Decades ago, the leader of my writing group posed a question: “How did you fall in love with writing?” As I thought about it, I realized that a love of writing didn’t come first. Before that, I fell in love with the sound of words. Because of the songs my grandfather sang and the poems he recited, I learned to savor and treasure words.
In honor of his love of poetry, I wrote a poem that night, expressing gratitude for the gift Granddad had given me. Some of the words from that poem, “A Mighty Man Was He,” written so long ago, found their way into the devotion based on Psalm 119.
When reading the psalm, I found a word I hadn’t noticed before: unfolding. It struck me as gift-like. How much like a treasured gift is God’s word! I immediately thought of Granddad. He’d given me the gift of loving words.
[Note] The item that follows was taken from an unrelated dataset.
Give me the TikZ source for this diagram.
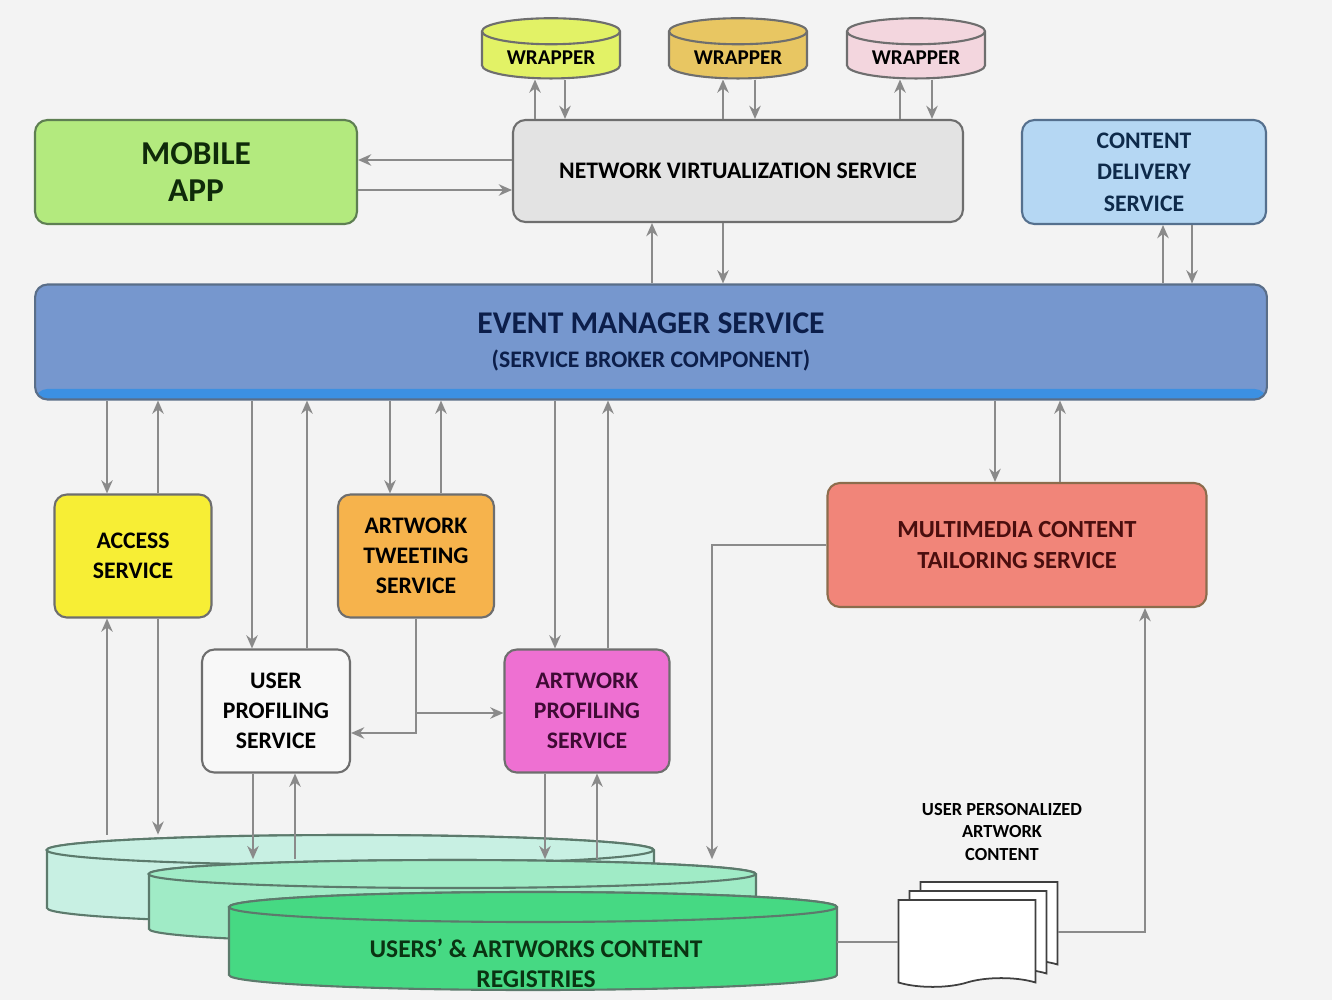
\documentclass[tikz,border=0pt]{standalone}
\usepackage{fontspec}
\setmainfont{Carlito}
\usetikzlibrary{shapes.geometric,shapes.symbols,arrows.meta}

\definecolor{bgcol}{HTML}{F3F3F3}
\definecolor{arrline}{HTML}{8A8A8A}
\definecolor{boxline}{HTML}{6E6E6E}
\definecolor{mobfill}{HTML}{B3EA7E}
\definecolor{mobline}{HTML}{5E7F52}
\definecolor{mobtext}{HTML}{0F2A0A}
\definecolor{nvsfill}{HTML}{E3E3E3}
\definecolor{cdsfill}{HTML}{B5D7F3}
\definecolor{cdsline}{HTML}{55708E}
\definecolor{cdstext}{HTML}{0E2A4A}
\definecolor{emsfill}{HTML}{7697CE}
\definecolor{emsline}{HTML}{5A6E88}
\definecolor{emstext}{HTML}{0C1E4A}
\definecolor{emsband}{HTML}{3C90E2}
\definecolor{accfill}{HTML}{F7EE35}
\definecolor{atsfill}{HTML}{F6B34C}
\definecolor{upsfill}{HTML}{F8F8F8}
\definecolor{apsfill}{HTML}{EE70D2}
\definecolor{apstext}{HTML}{3E0A34}
\definecolor{mctsfill}{HTML}{F18579}
\definecolor{mctsline}{HTML}{8C6C4C}
\definecolor{mctstext}{HTML}{4A0E0E}
\definecolor{wrapAfill}{HTML}{E2F266}
\definecolor{wrapBfill}{HTML}{E8C662}
\definecolor{wrapCfill}{HTML}{F3D6DE}
\definecolor{regAfill}{HTML}{C8F0E3}
\definecolor{regBfill}{HTML}{A0EBC6}
\definecolor{regCfill}{HTML}{46D983}
\definecolor{regline}{HTML}{5C7A6C}
\definecolor{regtext}{HTML}{0A3312}

\begin{document}
\begin{tikzpicture}[x=0.02cm,y=-0.02cm]

\tikzset{
  svc/.style={draw=boxline, line width=1.2pt, rounded corners=7pt, align=center, text=black,
    font=\bfseries\fontsize{13.5}{17}\selectfont},
  wrap/.style={cylinder, shape border rotate=90, draw=boxline, line width=1.2pt, aspect=0.26,
    minimum width=2.76cm, minimum height=1.2cm, font=\bfseries\fontsize{12}{14}\selectfont},
  regbox/.style={rectangle, minimum width=12.14cm, inner sep=0pt},
  regcyl/.style={draw=regline, line width=1.2pt},
  doc/.style={tape, tape bend top=none, draw=black!75, fill=white, line width=1pt,
    minimum width=2.74cm, minimum height=1.74cm},
  arr/.style={draw=arrline, line width=1.3pt, -{Stealth[length=7.5pt,width=6.5pt]}},
  link/.style={draw=arrline, line width=1.3pt}
}

\fill[bgcol] (0,0) rectangle (1332,1000);
\useasboundingbox (0,0) rectangle (1332,1000);

\node[wrap, fill=wrapAfill] (wrapA) at (551,58) {WRAPPER};
\node[wrap, fill=wrapBfill] (wrapB) at (738,58) {WRAPPER};
\node[wrap, fill=wrapCfill] (wrapC) at (916,58) {WRAPPER};

\node[svc, fill=mobfill, draw=mobline, text=mobtext, minimum width=6.44cm, minimum height=2.08cm,
  font=\bfseries\fontsize{19}{21.5}\selectfont] (mob) at (196,172) {MOBILE\\APP};
\node[svc, fill=nvsfill, minimum width=9cm, minimum height=2.04cm] (nvs) at (738,171) {NETWORK VIRTUALIZATION SERVICE};
\node[svc, fill=cdsfill, draw=cdsline, text=cdstext, minimum width=4.88cm, minimum height=2.08cm,
  font=\bfseries\fontsize{13.5}{18}\selectfont] (cds) at (1144,172) {CONTENT\\DELIVERY\\SERVICE};

\node[svc, fill=emsfill, draw=emsline, text=emstext, minimum width=24.64cm, minimum height=2.3cm,
  path picture={\fill[emsband] ([yshift=6pt]path picture bounding box.south west) rectangle (path picture bounding box.south east);}]
  (ems) at (651,342) {{\fontsize{18}{20}\selectfont EVENT MANAGER SERVICE}\\[2pt]{\fontsize{13.5}{16}\selectfont (SERVICE BROKER COMPONENT)}};

\node[svc, fill=accfill, minimum width=3.14cm, minimum height=2.46cm] (acc) at (133,556) {ACCESS\\SERVICE};
\node[svc, fill=atsfill, minimum width=3.12cm, minimum height=2.46cm] (ats) at (416,556) {ARTWORK\\TWEETING\\SERVICE};
\node[svc, fill=upsfill, minimum width=2.96cm, minimum height=2.46cm] (ups) at (276,711) {USER\\PROFILING\\SERVICE};
\node[svc, fill=apsfill, text=apstext, minimum width=3.3cm, minimum height=2.46cm] (aps) at (587,711) {ARTWORK\\PROFILING\\SERVICE};
\node[svc, fill=mctsfill, draw=mctsline, text=mctstext, minimum width=7.58cm, minimum height=2.48cm,
  font=\bfseries\fontsize{14}{17.5}\selectfont] (mcts) at (1017,545) {MULTIMEDIA CONTENT\\TAILORING SERVICE};

\node[regbox, minimum height=1.76cm] (regA) at (350,879) {};
\node[regbox, minimum height=1.66cm] (regB) at (452,901) {};
\node[regbox, minimum height=1.96cm] (regC) at (533,941) {};

\draw[regcyl, fill=regAfill] (47,850) -- (47,908) arc[start angle=180, end angle=360, x radius=6.07cm, y radius=0.3cm]
  -- (654,850) arc[start angle=0, end angle=180, x radius=6.07cm, y radius=0.3cm] -- cycle;
\draw[regcyl, fill=regAfill] (350,850) ellipse[x radius=6.07cm, y radius=0.3cm];
\draw[regcyl, fill=regBfill] (149,874) -- (149,929) arc[start angle=180, end angle=360, x radius=6.07cm, y radius=0.28cm]
  -- (756,874) arc[start angle=0, end angle=180, x radius=6.07cm, y radius=0.28cm] -- cycle;
\draw[regcyl, fill=regBfill] (452,874) ellipse[x radius=6.07cm, y radius=0.28cm];
\draw[regcyl, fill=regCfill] (229,907) -- (229,975) arc[start angle=180, end angle=360, x radius=6.08cm, y radius=0.3cm]
  -- (837,907) arc[start angle=0, end angle=180, x radius=6.08cm, y radius=0.3cm] -- cycle;
\draw[regcyl, fill=regCfill] (533,907) ellipse[x radius=6.08cm, y radius=0.3cm];
\node[align=center, text=regtext, font=\bfseries\fontsize{14.5}{17}\selectfont] (reglbl) at (536,963) {USERS' \& ARTWORKS CONTENT\\REGISTRIES};

\node[doc] (docC) at (989,921) {};
\node[doc] (docB) at (978,930) {};
\node[doc] (docA) at (967,939) {};
\node[align=center, font=\bfseries\fontsize{10.5}{13}\selectfont] (doclbl) at (1002,832) {USER PERSONALIZED\\ARTWORK\\CONTENT};

\draw[arr] (nvs.north -| 535,0) -- (wrapA.south -| 535,0);
\draw[arr] (wrapA.south -| 565,0) -- (nvs.north -| 565,0);
\draw[arr] (nvs.north -| 723,0) -- (wrapB.south -| 723,0);
\draw[arr] (wrapB.south -| 755,0) -- (nvs.north -| 755,0);
\draw[arr] (nvs.north -| 900,0) -- (wrapC.south -| 900,0);
\draw[arr] (wrapC.south -| 932,0) -- (nvs.north -| 932,0);

\draw[arr] (nvs.west |- 0,160) -- (mob.east |- 0,160);
\draw[arr] (mob.east |- 0,190) -- (nvs.west |- 0,190);

\draw[arr] (ems.north -| 652,0) -- (nvs.south -| 652,0);
\draw[arr] (nvs.south -| 723,0) -- (ems.north -| 723,0);
\draw[arr] (ems.north -| 1163,0) -- (cds.south -| 1163,0);
\draw[arr] (cds.south -| 1192,0) -- (ems.north -| 1192,0);

\draw[arr] (ems.south -| 107,0) -- (acc.north -| 107,0);
\draw[arr] (acc.north -| 158,0) -- (ems.south -| 158,0);
\draw[arr] (ems.south -| 252,0) -- (ups.north -| 252,0);
\draw[arr] (ups.north -| 307,0) -- (ems.south -| 307,0);
\draw[arr] (ems.south -| 390,0) -- (ats.north -| 390,0);
\draw[arr] (ats.north -| 441,0) -- (ems.south -| 441,0);
\draw[arr] (ems.south -| 555,0) -- (aps.north -| 555,0);
\draw[arr] (aps.north -| 608,0) -- (ems.south -| 608,0);
\draw[arr] (ems.south -| 995,0) -- (mcts.north -| 995,0);
\draw[arr] (mcts.north -| 1060,0) -- (ems.south -| 1060,0);

\draw[arr] (ats.south) |- (ups.east |- 0,733);
\draw[arr] (ats.south |- 0,713) -- (aps.west |- 0,713);

\draw[arr] (regA.north -| 107,0) -- (acc.south -| 107,0);
\draw[arr] (acc.south -| 158,0) -- (regA.north -| 158,0);
\draw[arr] (ups.south -| 253,0) -- (regB.north -| 253,0);
\draw[arr] (regB.north -| 295,0) -- (ups.south -| 295,0);
\draw[arr] (aps.south -| 545,0) -- (regB.north -| 545,0);
\draw[arr] (regB.north -| 597,0) -- (aps.south -| 597,0);

\draw[arr] (mcts.west |- 0,545) -| (regB.north -| 712,0);
\draw[arr] (docC.east |- 0,932) -| (mcts.south -| 1145,0);
\draw[link] (regC.east |- 0,942) -- (docA.west |- 0,942);

\end{tikzpicture}
\end{document}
And that gift had taught me to treasure the word of God.
“A Mighty Man Was He”*
Granddad was a quiet man,
but the poems he loved
were meant to be spoken;
he couldn’t hold them back.
They came in snatches as he walked or drove,
full length in the evenings when the cicadas hummed
and we rocked in the glider on the screened porch.
I’d snuggle next to him,
my cheek against his flannel shirt
softened by years of wear,
his gray whiskers scratching my forehead.
He smelled of outdoors and talcum powder
masking a hint of body odor that wouldn’t be washed away
until his Saturday night bath—
more working man than poet.
But if I was quiet long enough,
he’d unfold his words slowly—
a connoisseur reveling in their rhythm.
His voice would grow with the stories
and I would labor with the village smithy
under the spreading chestnut tree,
convinced that the mighty man
was Granddad himself,
or stomp my spurred boots with Paul Revere,
impatient for our midnight ride.
With my head on Granddad’s chest,
his voice rumbling in my ear,
I heard the music of poetry in every sonorous word,
felt its beat in the rhythm of his heart,
and knew its power
in his arms.
*Title comes from Henry Wadsworth Longfellow’s “The Village Blacksmith.”